__TASK DETAILS__:
Give an exact copy of every line, leaving images out.

__Source code of charts__:
○ ○ ○ ○ ○

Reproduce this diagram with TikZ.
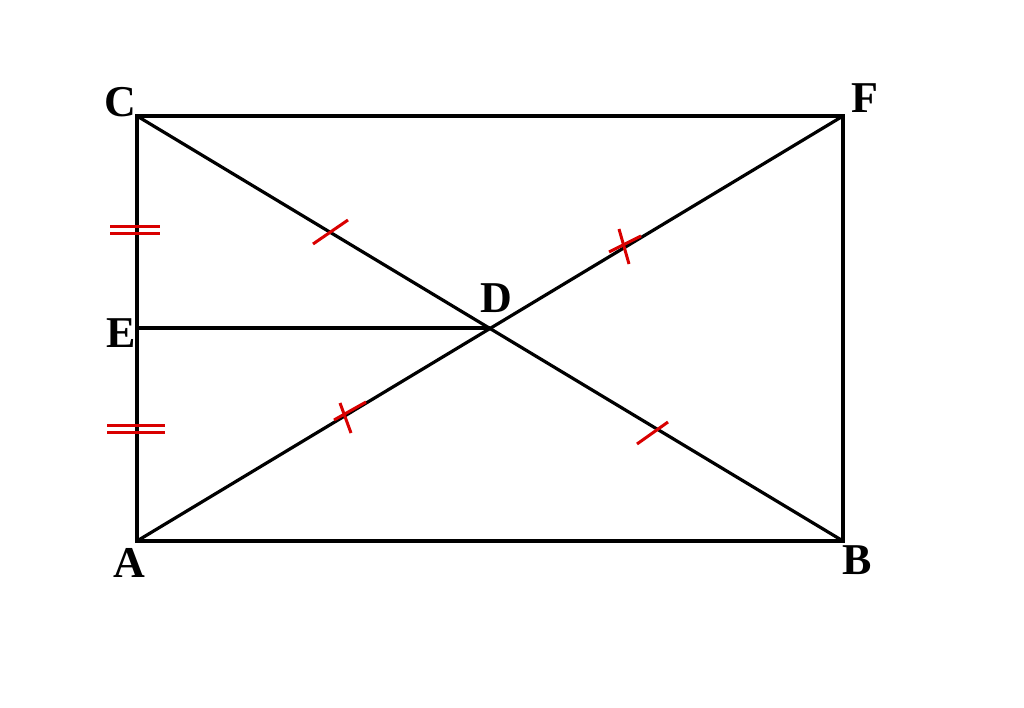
\documentclass[tikz,border=0pt]{standalone}
\usepackage{fontspec}
\setmainfont{Liberation Serif}
\begin{document}
\begin{tikzpicture}[x=1pt,y=-1pt,line width=3.2pt,
 lbl/.style={font=\bfseries\fontsize{44}{44}\selectfont,inner sep=0pt},
 mk/.style={red!85!black,line width=3pt}]
\useasboundingbox (0,0) rectangle (1024,707);
\coordinate (A) at (137,541); \coordinate (B) at (843,541);
\coordinate (C) at (137,116); \coordinate (F) at (843,116);
\coordinate (D) at (490,328); \coordinate (E) at (137,328);
\draw (A) -- (B) -- (F) -- (C) -- cycle;
\draw (C) -- (B); \draw (A) -- (F); \draw (E) -- (D);
\node[lbl] (lA) at (129,563) {A};
\node[lbl] (lB) at (857,560) {B};
\node[lbl] (lC) at (120,102) {C};
\node[lbl] (lF) at (865,98) {F};
\node[lbl] (lD) at (496,298) {D};
\node[lbl] (lE) at (121,333) {E};
\draw[mk] (110,226) -- (160,226); \draw[mk] (110,233) -- (160,233);
\draw[mk] (107,425) -- (165,425); \draw[mk] (107,432) -- (165,432);
\draw[mk] (313,244) -- (348,220);
\draw[mk] (637,444) -- (668,422);
\draw[mk] (334,420) -- (366,402); \draw[mk] (340,403) -- (351,433);
\draw[mk] (609,252) -- (641,236); \draw[mk] (619,229) -- (629,264);
\end{tikzpicture}
\end{document}
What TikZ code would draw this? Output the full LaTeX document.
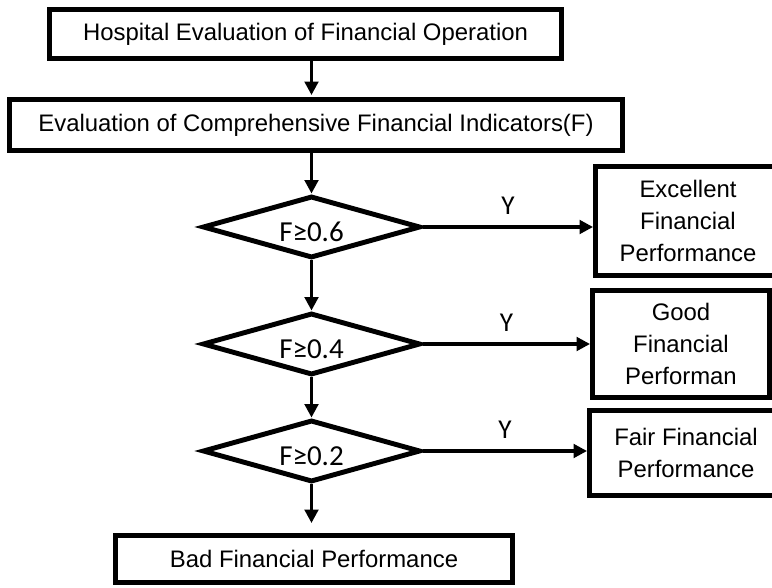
\documentclass[tikz,border=0pt]{standalone}
\usepackage{fontspec}
\setmainfont{Liberation Sans}
\newfontfamily\calfont{Carlito}
\usetikzlibrary{shapes.geometric, arrows.meta}

\begin{document}
\begin{tikzpicture}[x=0.02cm, y=-0.02cm, >={Triangle[length=0.27cm, width=0.27cm]}, line width=1.9pt]
            \tikzset{
                box/.style={draw, rectangle, line width=2.8pt, inner sep=0pt, align=center, font=\fontsize{13.6}{18.2}\selectfont},
                test/.style={draw, diamond, line width=2.8pt, aspect=3.3, inner sep=0pt, minimum width=4.36cm, minimum height=1.24cm, text height=17pt, text depth=0pt, font=\calfont\fontsize{16.5}{18}\selectfont},
                yes/.style={font=\calfont\fontsize{15.5}{18}\selectfont}
            };
            \useasboundingbox (0,0) rectangle (772,588);
            \node[box, minimum width=10.24cm, minimum height=0.98cm] (0) at (305.5,34) {Hospital Evaluation of Financial Operation};
            \node[box, minimum width=12.26cm, minimum height=1.02cm] (1) at (316,125) {Evaluation of Comprehensive Financial Indicators(F)};
            \node[test] (d1) at (311.5,227) {F≥0.6};
            \node[test] (d2) at (311.5,344) {F≥0.4};
            \node[test] (d3) at (311.5,451) {F≥0.2};
            \node[box, minimum width=3.7cm, minimum height=2.18cm] (b1) at (688,221) {Excellent\\Financial\\Performance};
            \node[box, minimum width=3.54cm, minimum height=2.14cm] (b2) at (681,344) {Good\\Financial\\Performan};
            \node[box, minimum width=3.86cm, minimum height=1.7cm] (b3) at (686,453) {Fair Financial\\Performance};
            \node[box, minimum width=7.94cm, minimum height=0.94cm] (bad) at (314,559) {Bad Financial Performance};
            % down the middle
            \draw[->, shorten >=0.04cm] (0.south -| d1) -- (1.north -| d1);
            \draw[->] (1.south -| d1) -- (d1.north);
            \draw[->] (d1) -- (d2);
            \draw[->] (d2) -- (d3);
            \draw[->, shorten >=0.2cm] (d3.south) -- (bad.north -| d3);
            % yes branches
            \draw[->] (d1.east) -- node[yes, above=3pt] {Y} (d1.east -| b1.west);
            \draw[->] (d2.east) -- node[yes, above=3pt] {Y} (d2.east -| b2.west);
            \draw[->] (d3.east) -- node[yes, above=3pt] {Y} (d3.east -| b3.west);
        \end{tikzpicture}
\end{document}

○ ○ ○ ○ ○

__SOLUTION TO THIS TASK__:
Reproduce this diagram with TikZ.
\documentclass[tikz,border=0pt]{standalone}
\usepackage{fontspec}
\setmainfont{Liberation Serif}
\begin{document}
\begin{tikzpicture}[x=1pt,y=-1pt,line width=3.2pt,
 lbl/.style={font=\bfseries\fontsize{44}{44}\selectfont,inner sep=0pt},
 mk/.style={red!85!black,line width=3pt}]
\useasboundingbox (0,0) rectangle (1024,707);
\coordinate (A) at (137,541); \coordinate (B) at (843,541);
\coordinate (C) at (137,116); \coordinate (F) at (843,116);
\coordinate (D) at (490,328); \coordinate (E) at (137,328);
\draw (A) -- (B) -- (F) -- (C) -- cycle;
\draw (C) -- (B); \draw (A) -- (F); \draw (E) -- (D);
\node[lbl] (lA) at (129,563) {A};
\node[lbl] (lB) at (857,560) {B};
\node[lbl] (lC) at (120,102) {C};
\node[lbl] (lF) at (865,98) {F};
\node[lbl] (lD) at (496,298) {D};
\node[lbl] (lE) at (121,333) {E};
\draw[mk] (110,226) -- (160,226); \draw[mk] (110,233) -- (160,233);
\draw[mk] (107,425) -- (165,425); \draw[mk] (107,432) -- (165,432);
\draw[mk] (313,244) -- (348,220);
\draw[mk] (637,444) -- (668,422);
\draw[mk] (334,420) -- (366,402); \draw[mk] (340,403) -- (351,433);
\draw[mk] (609,252) -- (641,236); \draw[mk] (619,229) -- (629,264);
\end{tikzpicture}
\end{document}
What TikZ code would draw this? Output the full LaTeX document.
\documentclass[tikz,border=0pt]{standalone}
\usepackage{fontspec}
\setmainfont{Liberation Sans}
\newfontfamily\calfont{Carlito}
\usetikzlibrary{shapes.geometric, arrows.meta}

\begin{document}
\begin{tikzpicture}[x=0.02cm, y=-0.02cm, >={Triangle[length=0.27cm, width=0.27cm]}, line width=1.9pt]
            \tikzset{
                box/.style={draw, rectangle, line width=2.8pt, inner sep=0pt, align=center, font=\fontsize{13.6}{18.2}\selectfont},
                test/.style={draw, diamond, line width=2.8pt, aspect=3.3, inner sep=0pt, minimum width=4.36cm, minimum height=1.24cm, text height=17pt, text depth=0pt, font=\calfont\fontsize{16.5}{18}\selectfont},
                yes/.style={font=\calfont\fontsize{15.5}{18}\selectfont}
            };
            \useasboundingbox (0,0) rectangle (772,588);
            \node[box, minimum width=10.24cm, minimum height=0.98cm] (0) at (305.5,34) {Hospital Evaluation of Financial Operation};
            \node[box, minimum width=12.26cm, minimum height=1.02cm] (1) at (316,125) {Evaluation of Comprehensive Financial Indicators(F)};
            \node[test] (d1) at (311.5,227) {F≥0.6};
            \node[test] (d2) at (311.5,344) {F≥0.4};
            \node[test] (d3) at (311.5,451) {F≥0.2};
            \node[box, minimum width=3.7cm, minimum height=2.18cm] (b1) at (688,221) {Excellent\\Financial\\Performance};
            \node[box, minimum width=3.54cm, minimum height=2.14cm] (b2) at (681,344) {Good\\Financial\\Performan};
            \node[box, minimum width=3.86cm, minimum height=1.7cm] (b3) at (686,453) {Fair Financial\\Performance};
            \node[box, minimum width=7.94cm, minimum height=0.94cm] (bad) at (314,559) {Bad Financial Performance};
            % down the middle
            \draw[->, shorten >=0.04cm] (0.south -| d1) -- (1.north -| d1);
            \draw[->] (1.south -| d1) -- (d1.north);
            \draw[->] (d1) -- (d2);
            \draw[->] (d2) -- (d3);
            \draw[->, shorten >=0.2cm] (d3.south) -- (bad.north -| d3);
            % yes branches
            \draw[->] (d1.east) -- node[yes, above=3pt] {Y} (d1.east -| b1.west);
            \draw[->] (d2.east) -- node[yes, above=3pt] {Y} (d2.east -| b2.west);
            \draw[->] (d3.east) -- node[yes, above=3pt] {Y} (d3.east -| b3.west);
        \end{tikzpicture}
\end{document}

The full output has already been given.